Ópera de Verdi torna-se uma manifestação contra o governo

Num concerto em que estava presente Berlusconi, o maestro Riccardo Muti pede que todos cantem a ária “Va Pensiero” da ópera “Nabucco” e diz: “ tenho vergonha do que ocorre no meu país”.

02 de julho 2011 - 22:41
PARTILHAR

No dia 12 de Março deste ano, a ópera de Roma foi palco de um acontecimento que marca bem a crise a que chegou a credibilidade e o apoio do primeiro-ministro Silvio Berlusconi que, aliás, estava presente.

No cartaz estava a ópera Nabucco, de Giuseppe Verdi, dirigida pelo maestro Riccardo Muti, um dos mais famosos e internacionais maestros italianos. Festejava-se o 150º aniversário da fundação da República italiana com a obra de Verdi que é considerada o símbolo na unificação italiana – e particularmente uma ária, a “Va Pensiero”, o canto dos escravos oprimidos, que fala da “minha pátria tão bela e perdida”.

Antes de o concerto começar, já tinha ocorrido algo inédito: Gianni Alemanno, presidente da câmara de Roma e do mesmo partido do poder, subiu ao palco para denunciar os cortes no orçamento da cultura feitos pelo governo Berlusconi.

O maestro Ricardo Muti fez ao Times o relato do que se passou em seguida:

“Logo no início, houve uma grande ovação no público. Depois, começámos a ópera. Correu muito bem, mas quando chegámos à famosa ária 'Va Pensiero', senti imediatamente que a atmosfera se tornava muito tensa no público. Há coisas que não se consegue descrever, mas que se sentem. Antes, reinava o silêncio do público. Mas no momento em que as pessoas viram que a 'Va Pensiero' ia começar, o silêncio se transformou num verdadeiro fervor. Podia sentir-se a reacção visceral do público à lamentação dos escravos que cantam: 'Oh minha pátria, tão bela e perdida'.”

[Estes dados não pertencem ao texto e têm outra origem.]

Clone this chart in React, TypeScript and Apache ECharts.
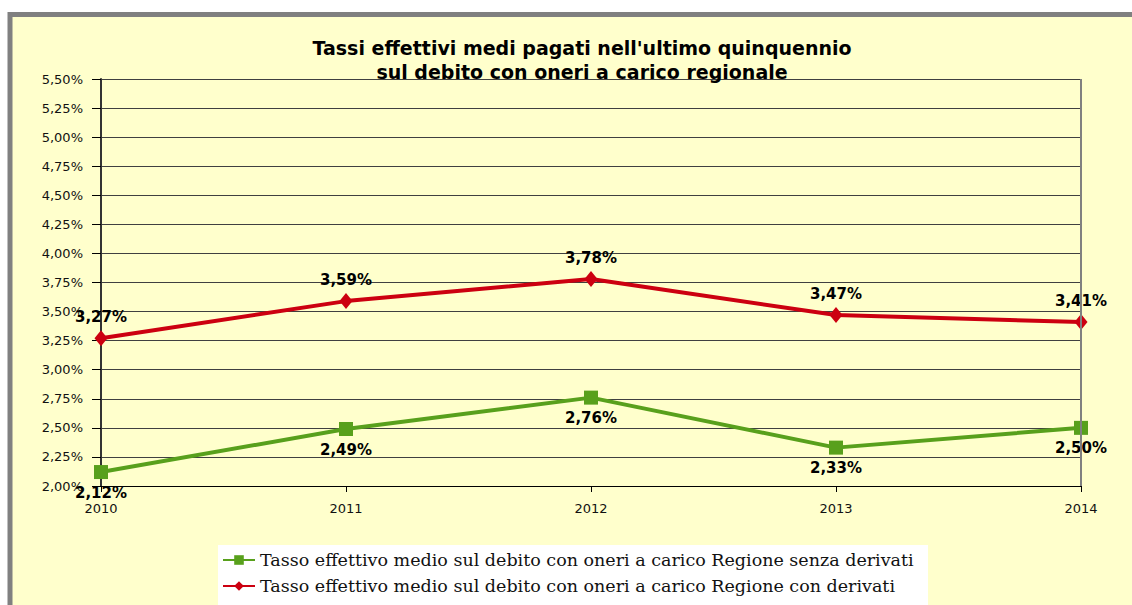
import React, { useEffect, useRef } from "react";
import * as echarts from "echarts";

const years = ["2010", "2011", "2012", "2013", "2014"];
const senzaDerivati = [2.12, 2.49, 2.76, 2.33, 2.5];
const conDerivati = [3.27, 3.59, 3.78, 3.47, 3.41];
const seriesNames = [
  "Tasso effettivo medio sul debito con oneri a carico Regione senza derivati",
  "Tasso effettivo medio sul debito con oneri a carico Regione con derivati",
];
const titleLines = [
  "Tassi effettivi medi pagati nell'ultimo quinquennio",
  "sul debito con oneri a carico regionale",
];

const fmt = (v: number) => v.toFixed(2).replace(".", ",") + "%";
const SANS = "'DejaVu Sans', Verdana, sans-serif";
const SERIF = "'DejaVu Serif', 'Liberation Serif', serif";

export default function App() {
  const ref = useRef<HTMLDivElement>(null);
  useEffect(() => {
    if (!ref.current) return;
    const chart = echarts.init(ref.current, undefined, { renderer: "svg" });
    const labelStyle = {
      show: true,
      fontFamily: SANS,
      fontWeight: "bold" as const,
      fontSize: 15,
      color: "#000",
      formatter: (p: any) => fmt(p.value),
    };
    chart.setOption({
      animation: false,
      backgroundColor: "#fff",
      graphic: [
        {
          type: "rect",
          shape: { x: 10, y: 14.5, width: 1200, height: 700 },
          style: { fill: "#FFFFCC", stroke: "#808080", lineWidth: 5 },
          z: -10,
        },
        {
          type: "rect",
          shape: { x: 218, y: 545, width: 710, height: 80 },
          style: { fill: "#FFFFFF" },
          z: -5,
        },
      ],
      title: {
        text: titleLines.join("\n"),
        left: 577,
        textAlign: "center",
        top: 31,
        textStyle: {
          fontFamily: SANS,
          fontWeight: "bold",
          fontSize: 19,
          lineHeight: 24,
          color: "#000",
        },
      },
      legend: {
        orient: "vertical",
        left: 222,
        top: 551,
        padding: 0,
        itemGap: 8,
        itemWidth: 32,
        itemHeight: 12,
        textStyle: {
          fontFamily: SERIF,
          fontSize: 17.5,
          color: "#111",
        },
        data: seriesNames,
      },
      grid: { left: 101, right: 51, top: 79, bottom: 119, containLabel: false },
      xAxis: {
        type: "category",
        data: years,
        boundaryGap: false,
        axisLine: { lineStyle: { color: "#000", width: 1 } },
        axisTick: { show: true, length: 6, inside: false, lineStyle: { color: "#000" } },
        axisLabel: {
          fontFamily: SANS,
          fontSize: 13,
          color: "#111",
          margin: 16,
        },
        splitLine: { show: false },
      },
      yAxis: {
        type: "value",
        min: 2,
        max: 5.5,
        interval: 0.25,
        axisLine: { show: true, lineStyle: { color: "#333", width: 2 } },
        axisTick: { show: true, length: 9, lineStyle: { color: "#000" } },
        axisLabel: {
          fontFamily: SANS,
          fontSize: 13,
          color: "#111",
          margin: 18,
          formatter: (v: number) => fmt(v),
        },
        splitLine: { show: true, lineStyle: { color: "#404040", width: 1 } },
      },
      series: [
        {
          name: seriesNames[0],
          type: "line",
          data: senzaDerivati,
          symbol: "rect",
          symbolSize: 14,
          lineStyle: { color: "#58A01C", width: 4 },
          itemStyle: { color: "#58A01C" },
          label: { ...labelStyle, position: "bottom", distance: 6 },
          z: 3,
        },
        {
          name: seriesNames[1],
          type: "line",
          data: conDerivati,
          symbol: "diamond",
          symbolSize: [13, 16],
          lineStyle: { color: "#CC0010", width: 4 },
          itemStyle: { color: "#CC0010" },
          label: { ...labelStyle, position: "top", distance: 6 },
          z: 3,
        },
        {
          type: "line",
          data: [],
          markLine: {
            silent: true,
            symbol: "none",
            label: { show: false },
            lineStyle: { color: "#808080", width: 2, type: "solid" },
            data: [[{ xAxis: "2014", yAxis: 2 }, { xAxis: "2014", yAxis: 5.5 }]],
          },
        },
      ],
    });
    return () => chart.dispose();
  }, []);
  return (
    <div
      ref={ref}
      style={{ position: "fixed", left: 0, top: 0, width: 1132, height: 605 }}
    />
  );
}
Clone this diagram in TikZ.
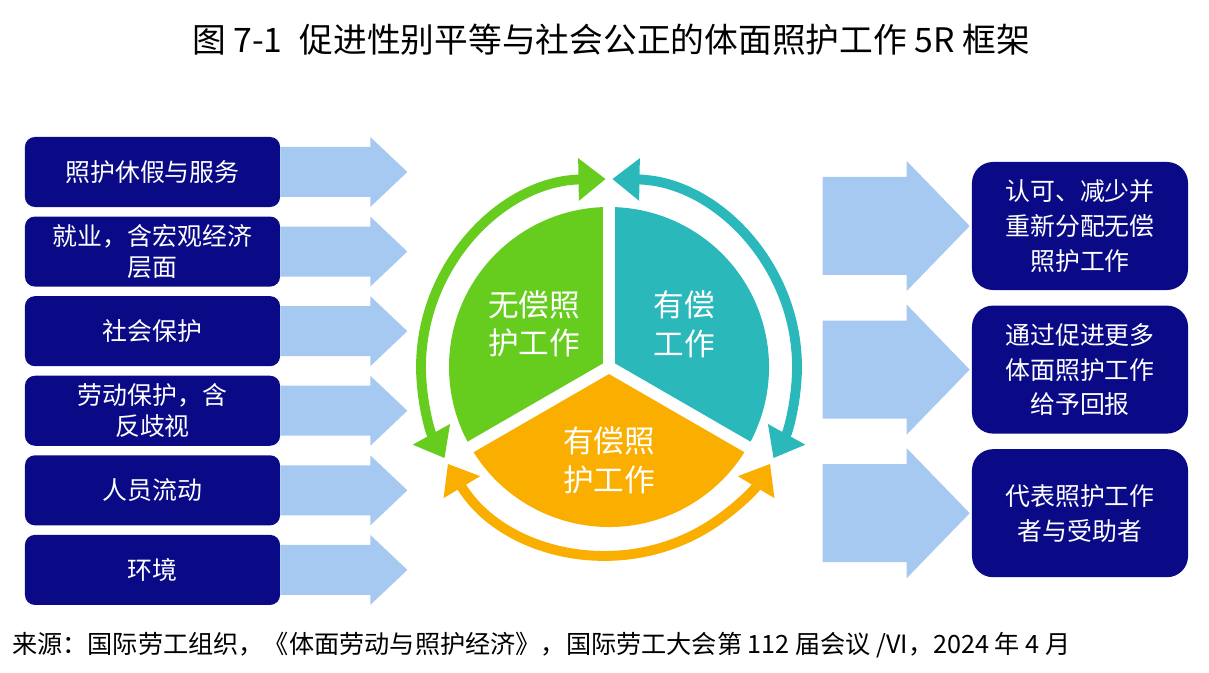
\documentclass[tikz,border=0pt]{standalone}
\usepackage{fontspec}
\setmainfont{Noto Sans CJK SC}
\usetikzlibrary{arrows.meta,positioning,calc}
\definecolor{frNavy}{RGB}{10,10,135}
\definecolor{frFlow}{RGB}{166,201,242}
\definecolor{frGreen}{RGB}{102,204,30}
\definecolor{frTeal}{RGB}{43,184,186}
\definecolor{frOrange}{RGB}{249,174,0}

\begin{document}
\begin{tikzpicture}[x=0.025cm,y=0.025cm,
    lbox/.style={fill=frNavy,rounded corners=7pt,minimum width=6.375cm,minimum height=1.75cm,align=center,text=white,font=\fontsize{17.7}{21.8}\selectfont},
    rbox/.style={fill=frNavy,rounded corners=15pt,minimum width=5.4cm,minimum height=3.2cm,align=center,text=white,font=\fontsize{17.7}{24.8}\selectfont},
    flow/.style={fill=frFlow},
    sector/.style={align=center,text=white,font=\fontsize{21.8}{27.5}\selectfont},
    ring/.style={line width=7pt,<->,>={Triangle[length=0.68cm,width=1.02cm]}}]
    \useasboundingbox (0,0) rectangle (1209,672);
    % Title
    \node[font=\fontsize{24}{29}\selectfont] (title) at (611,632) {图 7-1\hspace{0.5em}促进性别平等与社会公正的体面照护工作 5R 框架};
    % Left column
    \node[lbox] at (152.5,500) (leave) {照护休假与服务};
    \node[lbox,below=0.225cm of leave] (jobs) {就业，含宏观经济\\层面};
    \node[lbox,below=0.225cm of jobs] (social) {社会保护};
    \node[lbox,below=0.225cm of social] (labour) {劳动保护，含\\反歧视};
    \node[lbox,below=0.225cm of labour] (mobil) {人员流动};
    \node[lbox,below=0.225cm of mobil] (envir) {环境};
    \foreach \n in {leave,jobs,social,labour,mobil,envir}
        \fill[flow] ([yshift=0.625cm]\n.east) -- ++(90,0) -- ++(0,10) -- ++(37,-35) -- ++(-37,-35) -- ++(0,10) -- ++(-90,0) -- cycle;
    % Right column
    \node[rbox] at (1080,446) (recog) {认可、减少并\\重新分配无偿\\照护工作};
    \node[rbox,below=0.375cm of recog] (reward) {通过促进更多\\体面照护工作\\给予回报};
    \node[rbox,below=0.375cm of reward] (repr) {代表照护工作\\者与受助者};
    \foreach \n in {recog,reward,repr}
        \fill[flow] ([xshift=-0.05cm]\n.west) -- ++(-63,65) -- ++(0,-16) -- ++(-84,0) -- ++(0,-98) -- ++(84,0) -- ++(0,-16) -- cycle;
    % Centre pie
    \coordinate (hub) at (609,305);
    \fill[frGreen] (hub) -- ($(hub)+(90:160)$) arc[start angle=90,end angle=210,radius=160] -- cycle;
    \fill[frTeal] (hub) -- ($(hub)+(-30:160)$) arc[start angle=-30,end angle=90,radius=160] -- cycle;
    \fill[frOrange] (hub) -- ($(hub)+(210:160)$) arc[start angle=210,end angle=330,radius=160] -- cycle;
    \foreach \a in {90,210,330}
        \draw[white,line width=8.5pt] (hub) -- ++(\a:170);
    \node[sector] at (534,348) (unpaid) {无偿照\\护工作};
    \node[sector] at (684,348) (paid) {有偿\\工作};
    \node[sector] at (609,212) (paidcare) {有偿照\\护工作};
    % Ring arrows
    \draw[ring,frGreen] ($(hub)+(91:188)$) arc[start angle=91,end angle=209,radius=188];
    \draw[ring,frTeal] ($(hub)+(89:188)$) arc[start angle=89,end angle=-29,radius=188];
    \draw[ring,frOrange] ($(hub)+(211:188)$) arc[start angle=211,end angle=329,radius=188];
    % Source
    \node[anchor=west,inner sep=0,font=\fontsize{17.9}{21}\selectfont] at (12,27) (source) {来源：国际劳工组织，《体面劳动与照护经济》，国际劳工大会第 112 届会议 /VI，2024 年 4 月};
\end{tikzpicture}
\end{document}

Quando o coro estava a chegar ao fim, já se ouviam pedidos de “bis”. O público começou a gritar “Viva Verdi!” e “Viva a Itália!”.

Muti virou-se então para o público (e para Berlusconi) e disse:

“Sim, estou de acordo com isso, 'Viva a Itália'”. E prosseguiu, depois dos aplausos: “Já não tenho 30 anos e já vivi a minha vida, mas, enquanto italiano que muito percorreu o mundo, eu tenho vergonha do que ocorre no meu país. Por isso acolho o vosso pedido de 'bis' para o 'Va Pensiero'. Não é só pela alegria patriótica que sinto, mas porque esta noite, enquanto dirigia o coro que cantava 'Oh minha pátria, tão bela e perdida', pensei que se continuarmos assim, vamos matar a cultura na qual foi construída a história da Itália. E, se isso acontecesse, a nossa pátria estaria verdadeiramente 'bela e perdida'”.

Depois de novos aplausos, prosseguiu:

“Desde que reina por aqui um 'clima italiano', eu, Muti, calei-me por demasiados e longos anos. Queria agora... devíamos dar sentido a este canto; como estamos na nossa Casa, o teatro da capital, e com um Coro que cantou magnificamente, se estiverem de acordo, proponho-vos que se juntem a nós e cantemos todos em conjunto.”

O público levantou-se e todos cantaram. “Foi um momento mágico”, disse o maestro depois. “Não foi só uma representação do Nabucco, mas igualmente uma declaração do teatro da capital à atenção dos políticos”.